Однако эта последняя поездка в колледж была совсем иной, чем прошлые, со старшими девочками. Она подвела некий итог.

– Мы выпустили в мир трех относительно самостоятельных дочерей, – проговорил Уилл и поднял свой бокал. – За нас.

Анджелина качнула своим бокалом в его сторону. Но он наклонился к ней и, дотянувшись до ее бокала, чокнулся. Бокалы обязательно должны соприкоснуться.

Сделав глоток, Анджелина устремила взгляд на горы.

– Настолько далеко в будущее я не заглядывала.

– А я заглядывал, – ответил Уилл.

– Я имею в виду – когда я влюбилась в тебя, то предполагала, что у нас будут дети, может, даже и трое. Но предвидеть, что они полностью подчинят себе наши жизни, а спустя много лет, в какой‑то далекой галактике, мы сумеем вернуть эти жизни обратно, не могла.

– Лично я всегда предвидел этот момент, – заявил Уилл. – Я уже представляю нас с внуками. – Он рассмеялся.

Она нет.

Анджелина предполагала лишь, что, возможно, снова вернется к пробежкам. Хотя не бегала со студенческих времен. Или будет работать на полставки в больнице. Или планировать их совместное путешествие в Париж. Или читать роман о женщине на берегу. Или готовить вместе с Уиллом, как он всегда хотел, но только развлечения ради, а не потому что необходим ужин. И больше не будет никаких рассерженных подростков. Никаких выездных игр. Никакого прессинга. Они смогут болтать хоть всю ночь напролет, даже забывая про ужин, просто потому, что ей захочется выговориться, а ему – послушать.

– Мне жаль, что я все испортил, – заметил Уилл. – Расстроил тебя.

– Меня?

– Ты разве не расстроилась?

– Но это ты потерял работу.

Нет у нее права расстраиваться. Ей надо думать о муже. Но она возлагала столько надежд на пустой дом! Слезы неудержимо хлынули наружу.

Уилл встал, опустился перед женой на корточки и обнял ее. От его шеи всегда исходил свежий лимонно-гераниевый запах дезодоранта «Олд спайс».

Анджелина судорожно вздохнула и выпрямилась.

– Это мне надо тебя утешать, – пробормотала она, вытирая уголки глаз рукавом куртки, висевшей рядом на подлокотнике.

– Я не нуждаюсь в утешении, – возразил Уилл.

И тогда она отвела глаза, устремив взгляд сквозь защитную сетку, на деревья. Уж деревьям‑то любые перемены нипочем. Они переживают их каждый год.
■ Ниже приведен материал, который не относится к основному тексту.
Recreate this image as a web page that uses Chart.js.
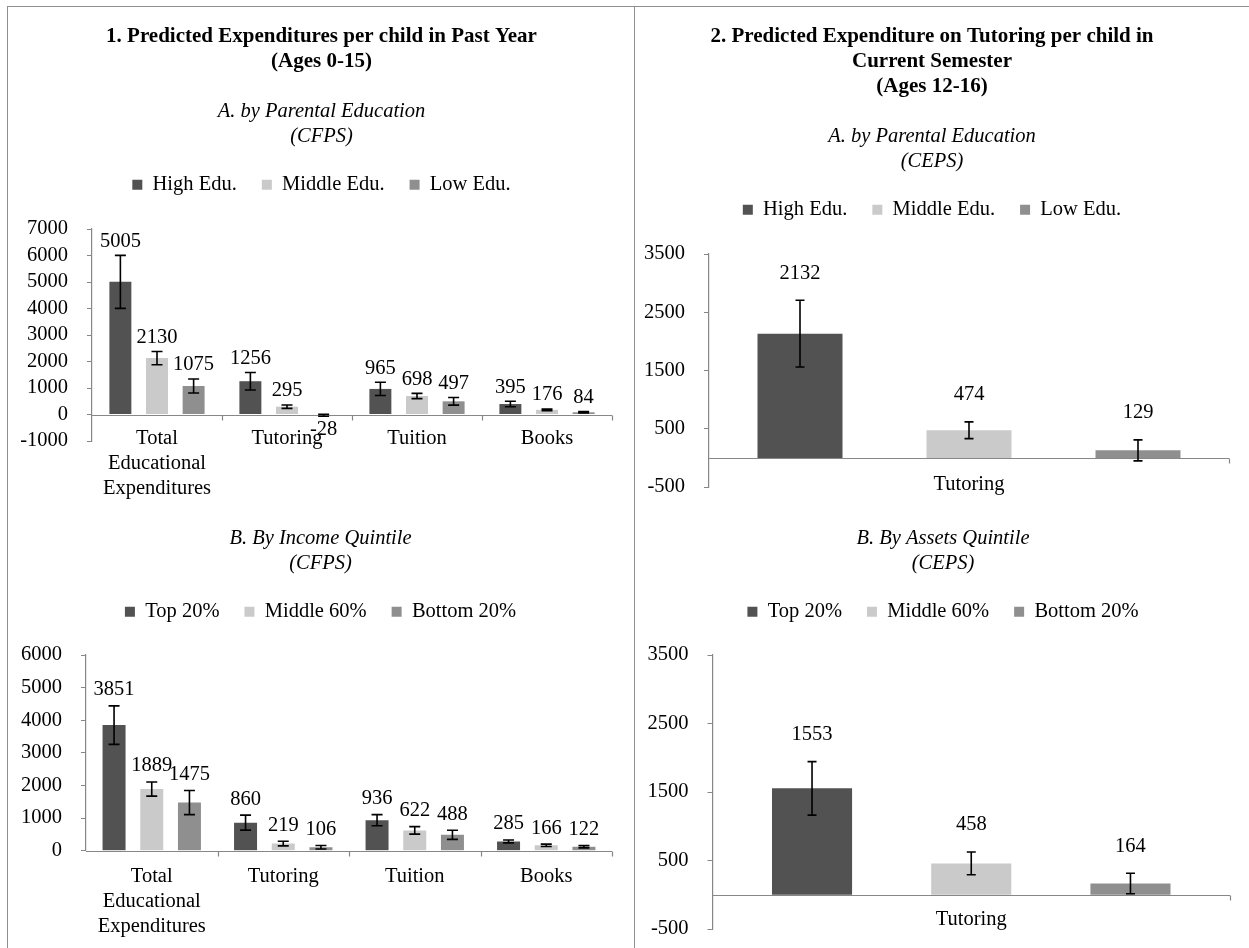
<!DOCTYPE html>
<html>
<head>
<meta charset="utf-8">
<title>Predicted Expenditures per child</title>
<script src="https://cdn.jsdelivr.net/npm/chart.js@4.4.1/dist/chart.umd.min.js"></script>
<style>
  html, body { margin: 0; padding: 0; background: #fff; }
  body { position: relative; width: 1249px; height: 948px; overflow: hidden; }
  .rule { position: absolute; background: #8f8f8f; }
  .panel { position: absolute; }
</style>
</head>
<body>
<div class="rule" style="left:7px; top:6px; width:1242px; height:1px;"></div>
<div class="rule" style="left:7px; top:6px; width:1px; height:942px;"></div>
<div class="rule" style="left:634px; top:6px; width:1px; height:942px;"></div>

<div class="panel" style="left:8px; top:7px; width:625px; height:501px;"><canvas id="cfpsEduChart"></canvas></div>
<div class="panel" style="left:635px; top:7px; width:614px; height:501px;"><canvas id="cepsEduChart"></canvas></div>
<div class="panel" style="left:8px; top:509px; width:625px; height:439px;"><canvas id="cfpsIncomeChart"></canvas></div>
<div class="panel" style="left:635px; top:509px; width:614px; height:439px;"><canvas id="cepsAssetsChart"></canvas></div>

<script>
const SERIF = "'Liberation Serif', 'Times New Roman', Times, serif";

// categories and groups
const cfpsCategories = [["Total", "Educational", "Expenditures"], "Tutoring", "Tuition", "Books"];
const cepsCategories = ["Tutoring"];
const eduGroups = ["High Edu.", "Middle Edu.", "Low Edu."];
const quintileGroups = ["Top 20%", "Middle 60%", "Bottom 20%"];

// 1A. CFPS, by parental education
const cfpsEduHigh = [5005, 1256, 965, 395];
const cfpsEduMiddle = [2130, 295, 698, 176];
const cfpsEduLow = [1075, -28, 497, 84];
const cfpsEduHighErr = [1000, 330, 250, 105];
const cfpsEduMiddleErr = [250, 65, 100, 30];
const cfpsEduLowErr = [265, 40, 145, 25];
const cfpsEduTicks = [-1000, 0, 1000, 2000, 3000, 4000, 5000, 6000, 7000];

// 1B. CFPS, by income quintile
const cfpsIncTop = [3851, 860, 936, 285];
const cfpsIncMiddle = [1889, 219, 622, 166];
const cfpsIncBottom = [1475, 106, 488, 122];
const cfpsIncTopErr = [590, 230, 170, 45];
const cfpsIncMiddleErr = [215, 70, 115, 35];
const cfpsIncBottomErr = [370, 55, 140, 35];
const cfpsIncTicks = [0, 1000, 2000, 3000, 4000, 5000, 6000];

// 2A. CEPS, by parental education
const cepsEduHigh = [2132];
const cepsEduMiddle = [474];
const cepsEduLow = [129];
const cepsEduHighErr = [573];
const cepsEduMiddleErr = [144];
const cepsEduLowErr = [180];
const cepsEduTicks = [-500, 500, 1500, 2500, 3500];

// 2B. CEPS, by assets quintile
const cepsAssetTop = [1553];
const cepsAssetMiddle = [458];
const cepsAssetBottom = [164];
const cepsAssetTopErr = [390];
const cepsAssetMiddleErr = [165];
const cepsAssetBottomErr = [150];
const cepsAssetTicks = [-500, 500, 1500, 2500, 3500];

const seriesColors = ["#525252", "#cacaca", "#8f8f8f"];
const axisGrey = "#878787";

Chart.defaults.font.family = SERIF;
Chart.defaults.font.size = 20.5;
Chart.defaults.color = "#000";

// push the plot area down a bit below the legend
function legendGap(gap) {
  return {
    id: "legendGap",
    beforeInit(chart) {
      const fit = chart.legend.fit;
      chart.legend.fit = function () {
        fit.call(this);
        this.height += gap;
      };
    },
  };
}

// tick labels may sit outside their scale box (x labels overlap the plot bottom)
const noLabelClip = {
  id: "noLabelClip",
  beforeDraw(chart) {
    Object.values(chart.scales).forEach((s) => {
      s._computeLabelArea = () => undefined;
    });
  },
};

// horizontal axis line at zero with category tick marks
const zeroAxis = {
  id: "zeroAxis",
  afterDatasetsDraw(chart) {
    const { ctx } = chart;
    const xs = chart.scales.x;
    const ys = chart.scales.y;
    const y0 = Math.round(ys.getPixelForValue(0)) + 0.5;
    const n = chart.data.labels.length;
    const step = (xs.right - xs.left) / n;
    ctx.save();
    ctx.strokeStyle = axisGrey;
    ctx.lineWidth = 1.2;
    ctx.beginPath();
    ctx.moveTo(xs.left, y0);
    ctx.lineTo(xs.right, y0);
    for (let i = 1; i <= n; i++) {
      const x = Math.round(xs.left + step * i) + 0.5;
      ctx.moveTo(x, y0);
      ctx.lineTo(x, y0 + 5);
    }
    ctx.stroke();
    ctx.restore();
  },
};

// error bars and value labels
function errorBars(labelGap, cap) {
  return {
    id: "errorBars",
    afterDatasetsDraw(chart) {
      const { ctx } = chart;
      const ys = chart.scales.y;
      ctx.save();
      chart.data.datasets.forEach((ds, di) => {
        const meta = chart.getDatasetMeta(di);
        meta.data.forEach((bar, i) => {
          const v = ds.data[i];
          const e = ds.errors[i];
          const yHi = ys.getPixelForValue(v + e);
          const yLo = ys.getPixelForValue(v - e);
          ctx.strokeStyle = "#000";
          ctx.lineWidth = 1.6;
          ctx.beginPath();
          ctx.moveTo(bar.x, yHi);
          ctx.lineTo(bar.x, yLo);
          ctx.moveTo(bar.x - cap, yHi);
          ctx.lineTo(bar.x + cap, yHi);
          ctx.moveTo(bar.x - cap, yLo);
          ctx.lineTo(bar.x + cap, yLo);
          ctx.stroke();

          ctx.fillStyle = "#000";
          ctx.font = "20.5px " + SERIF;
          ctx.textAlign = "center";
          ctx.textBaseline = "middle";
          const ly = v >= 0 ? yHi - labelGap : yLo + 13;
          ctx.fillText(String(v), bar.x, ly);
        });
      });
      ctx.restore();
    },
  };
}

function makeChart(id, cfg) {
  const datasets = cfg.series.map((s, i) => ({
    label: cfg.groups[i],
    data: s[0],
    errors: s[1],
    backgroundColor: seriesColors[i],
    borderWidth: 0,
    barPercentage: cfg.barPct,
    categoryPercentage: cfg.catPct,
  }));

  return new Chart(document.getElementById(id), {
    type: "bar",
    data: { labels: cfg.categories, datasets },
    options: {
      animation: false,
      responsive: true,
      maintainAspectRatio: false,
      devicePixelRatio: 1,
      events: [],
      layout: { padding: cfg.padding },
      plugins: {
        title: {
          display: !!cfg.title,
          text: cfg.title || "",
          color: "#000",
          font: { size: 21, weight: "bold", lineHeight: "25px" },
          padding: { top: 17.5, bottom: 25 },
        },
        subtitle: {
          display: true,
          text: cfg.subtitle,
          color: "#000",
          font: { size: 20.5, style: "italic", lineHeight: "25px" },
          padding: { top: cfg.title ? 0 : 17.5, bottom: 0 },
        },
        legend: {
          display: true,
          position: "top",
          labels: {
            boxWidth: 10,
            boxHeight: 10,
            padding: 25,
            color: "#000",
            font: { size: 20.5 },
          },
        },
        tooltip: { enabled: false },
      },
      scales: {
        x: {
          grid: { display: false, drawTicks: false },
          border: { display: false },
          ticks: {
            padding: cfg.xPad,
            autoSkip: false,
            maxRotation: 0,
            color: "#000",
            font: { size: 20.5, lineHeight: "25px" },
          },
          afterFit(scale) {
            scale.height = cfg.xHeight;
          },
        },
        y: {
          min: cfg.ticks[0],
          max: cfg.ticks[cfg.ticks.length - 1],
          afterBuildTicks(scale) {
            scale.ticks = cfg.ticks.map((v) => ({ value: v }));
          },
          grid: {
            drawOnChartArea: false,
            drawTicks: true,
            tickLength: 5,
            color: axisGrey,
          },
          border: { display: true, color: axisGrey, width: 1.2 },
          ticks: {
            padding: 19,
            autoSkip: false,
            color: "#000",
            font: { size: 20.5 },
            callback: (v) => String(v),
          },
          afterFit(scale) {
            scale.width = cfg.yWidth;
            scale.paddingTop = 0;
            scale.paddingBottom = 0;
          },
        },
      },
    },
    plugins: [legendGap(cfg.gap), noLabelClip, zeroAxis, errorBars(cfg.labelGap, cfg.cap)],
  });
}

makeChart("cfpsEduChart", {
  title: ["1. Predicted Expenditures per child in Past Year", "(Ages 0-15)"],
  subtitle: ["A. by Parental Education", "(CFPS)"],
  categories: cfpsCategories,
  groups: eduGroups,
  series: [
    [cfpsEduHigh, cfpsEduHighErr],
    [cfpsEduMiddle, cfpsEduMiddleErr],
    [cfpsEduLow, cfpsEduLowErr],
  ],
  ticks: cfpsEduTicks,
  padding: { left: 23, right: 21, top: 0, bottom: 0 },
  yWidth: 61,
  xHeight: 67,
  xPad: -14.5,
  gap: 24,
  barPct: 0.6,
  catPct: 0.845,
  labelGap: 14,
  cap: 5.5,
});

makeChart("cepsEduChart", {
  title: ["2. Predicted Expenditure on Tutoring per child in", "Current Semester", "(Ages 12-16)"],
  subtitle: ["A. by Parental Education", "(CEPS)"],
  categories: cepsCategories,
  groups: eduGroups,
  series: [
    [cepsEduHigh, cepsEduHighErr],
    [cepsEduMiddle, cepsEduMiddleErr],
    [cepsEduLow, cepsEduLowErr],
  ],
  ticks: cepsEduTicks,
  padding: { left: 0, right: 20, top: 0, bottom: 0 },
  yWidth: 74,
  xHeight: 21,
  xPad: -14.5,
  gap: 24,
  barPct: 0.503,
  catPct: 0.975,
  labelGap: 27,
  cap: 4.5,
});

makeChart("cfpsIncomeChart", {
  title: null,
  subtitle: ["B. By Income Quintile", "(CFPS)"],
  categories: cfpsCategories,
  groups: quintileGroups,
  series: [
    [cfpsIncTop, cfpsIncTopErr],
    [cfpsIncMiddle, cfpsIncMiddleErr],
    [cfpsIncBottom, cfpsIncBottomErr],
  ],
  ticks: cfpsIncTicks,
  padding: { left: 21, right: 21, top: 0, bottom: 0 },
  yWidth: 57,
  xHeight: 97.3,
  xPad: 13.5,
  gap: 23,
  barPct: 0.61,
  catPct: 0.86,
  labelGap: 16,
  cap: 5.5,
});

makeChart("cepsAssetsChart", {
  title: null,
  subtitle: ["B. By Assets Quintile", "(CEPS)"],
  categories: cepsCategories,
  groups: quintileGroups,
  series: [
    [cepsAssetTop, cepsAssetTopErr],
    [cepsAssetMiddle, cepsAssetMiddleErr],
    [cepsAssetBottom, cepsAssetBottomErr],
  ],
  ticks: cepsAssetTicks,
  padding: { left: 21, right: 19, top: 0, bottom: 0 },
  yWidth: 56.5,
  xHeight: 19,
  xPad: -21.5,
  gap: 23,
  barPct: 0.503,
  catPct: 0.923,
  labelGap: 27,
  cap: 4.5,
});
</script>
</body>
</html>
Уперевшись руками в колени, Уилл встал – явно медленнее, чем был способен: ни дать ни взять ржавое садовое кресло, которое сложили, перед тем как убрать. На нем все еще были приличные вещи, в которых он ходил на работу последние пять лет, с тех пор как перестал ездить в командировки: коричневые мокасины, светлые брюки, рубашка с воротничком на пуговицах и галстук.

Уилл относился к тем людям, которые все делают планомерно, точно это какое‑то положительное качество. Обычно, придя с работы, он сразу поднимался наверх и переодевался. После этого откидывал одеяло. Потом возвращался вниз и, если ужин готовил он, а не Анджелина, расставлял на столе продукты, которые должны были ему понадобиться. Затем включал телевизор. По крайней мере, когда Уилл смотрел телевизор, он не смотрел на Анджелину.

По деревьям пробежал ветер.

– Я подумываю о возвращении в профессию, – сообщила она. – Ты ведь помнишь, я постоянно проходила аттестацию. – Таков был их план на случай непредвиденных обстоятельств.

– Анджел, деньги не проблема. Мы ведь откладывали. К тому же я получил пенсионное пособие. Ни одному из нас не нужно работать. У нас все хорошо. – Он поскреб щеку ножкой винного бокала, словно чесал зудящий укус.

– Все хорошо?

– Я и так собирался на пенсию.

Само собой.

Анджелина встала и положила руку на защитную сетку. Затем повернулась и посмотрела на мужа, который должен был ходить на работу с понедельника по пятницу с восьми утра до половины седьмого вечера. Возможно, он не переоделся потому, что носит эти вещи последний раз.